Missourians will have a chance to decide if farmers should have a constitutional right to do what they’re doing.    The legislature has sent them the so-called “Right to Farm” amendment.   

Representative Bill Reiboldt (photo courtesy; Tim Bommel, Missouri House Communications)

Representative Bill Reiboldt has carried a right to farm proposal for three years in the House. (photo courtesy; Tim Bommel, Missouri House Communications)

The movement to create the amendment was triggered by the “Puppy Mill” petition campaign putting limits on pet breeders.  Voters approved the puppy breeding law but the legislature immediately changed it, saying it needed to be more practical.   Regulation of pet breeders is handled by the state agriculture department.                                             

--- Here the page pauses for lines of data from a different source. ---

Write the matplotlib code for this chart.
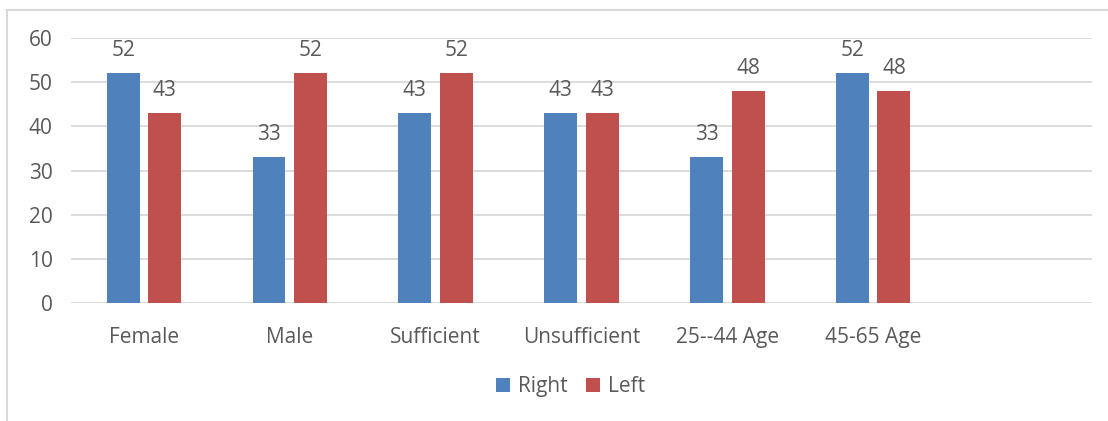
import matplotlib.pyplot as plt
import numpy as np

# Chart data
categories = ["Female", "Male", "Sufficient", "Unsufficient", "25--44 Age", "45-65 Age", ""]
right_vals = [52, 33, 43, 43, 33, 52]
left_vals = [43, 52, 52, 43, 48, 48]
y_ticks = [0, 10, 20, 30, 40, 50, 60]

blue = "#4F81BD"
red = "#C0504D"
text_col = "#595959"
grid_col = "#D9D9D9"
fs = 15

plt.rcParams["font.family"] = ["Open Sans", "DejaVu Sans"]

fig = plt.figure(figsize=(11.08, 4.21), dpi=100)
ax = fig.add_axes([0.064, 0.2803, 0.9216, 0.6294])

x = np.arange(len(right_vals))
w = 0.226
off = 0.142
b1 = ax.bar(x - off, right_vals, w, color=blue, label="Right", zorder=3)
b2 = ax.bar(x + off, left_vals, w, color=red, label="Left", zorder=3)

# value labels above bars
for bars, vals in [(b1, right_vals), (b2, left_vals)]:
    for rect, v in zip(bars, vals):
        ax.annotate(str(v), (rect.get_x() + rect.get_width() / 2, v),
                    xytext=(0, 9), textcoords="offset points",
                    ha="center", va="bottom", fontsize=fs, color=text_col)

ax.set_xlim(-0.5, len(categories) - 0.5)
ax.set_ylim(0, 60)
ax.set_yticks(y_ticks)
ax.set_xticks(range(len(categories)))
ax.set_xticklabels(categories)
ax.tick_params(axis="both", length=0, labelsize=fs, colors=text_col)
ax.tick_params(axis="x", pad=17)
ax.tick_params(axis="y", pad=13)
ax.yaxis.grid(True, color=grid_col, linewidth=1.3, zorder=0)
for s in ax.spines.values():
    s.set_visible(False)

leg = fig.legend(handles=[b1, b2], loc="center", bbox_to_anchor=(0.515, 0.081),
                 ncol=2, frameon=False, fontsize=fs, handlelength=0.65,
                 handleheight=0.65, handletextpad=0.4, columnspacing=0.9)
for t in leg.get_texts():
    t.set_color(text_col)

# outer chart frame
fig.add_artist(plt.Line2D([7 / 1108, 7 / 1108], [0, 1 - 10 / 421],
                          transform=fig.transFigure, color=grid_col, linewidth=1.5))
fig.add_artist(plt.Line2D([7 / 1108, 1], [1 - 10 / 421, 1 - 10 / 421],
                          transform=fig.transFigure, color=grid_col, linewidth=1.5))

fig.savefig("out.png", dpi=100)
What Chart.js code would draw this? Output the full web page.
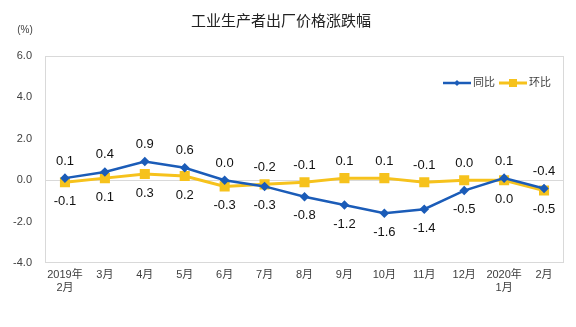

The original proposals would have prohibited petition efforts such as Proposition B creating agricultural laws, but that idea has been removed.  St. Louis Senator Scott Sifton thinks that’s the most important change made in the three years of work on the bill.

“What’s most important to me is…that the power of the people to check the legislature on that subject matter and any other agriculture subject matter is not something I do not  want to see taken away from them,” he says.

The proposal also retains the right of local governments to pass ordinances on zoning, health, and environmental issues., The original proposal would have eliminated that local government authority.

Early versions of the proposal also dealt with the abilities of local governments to pass ordinances and laws restricting farming. The legislature finally agreed on a compromise that says the amendment would not interfere with rights afforded local governments elsewhere in the Constitution.

Desloge Representative Linda Black says what is going to voters deals more directly with the right to farm.

“We had kind of gotten bogged down in the House on petition issues, trying to put protective language in that resolution … I think that the compromise that was struck leaves out any language for petitions but it does kind of soften the ability for local municipalities and counties to implement ordinances that enforce any kind of laws that have to do with livestock or agriculture.”

Black says the proposal will also extend protection to urban farming.

The Missouri Farm Bureau is one of the groups that has pushed for a right to farm amendment. President Blake Hurst says his group was comfortable with the language dealing with local control issues being removed, but they still want the state’s initiative petition process to be addressed.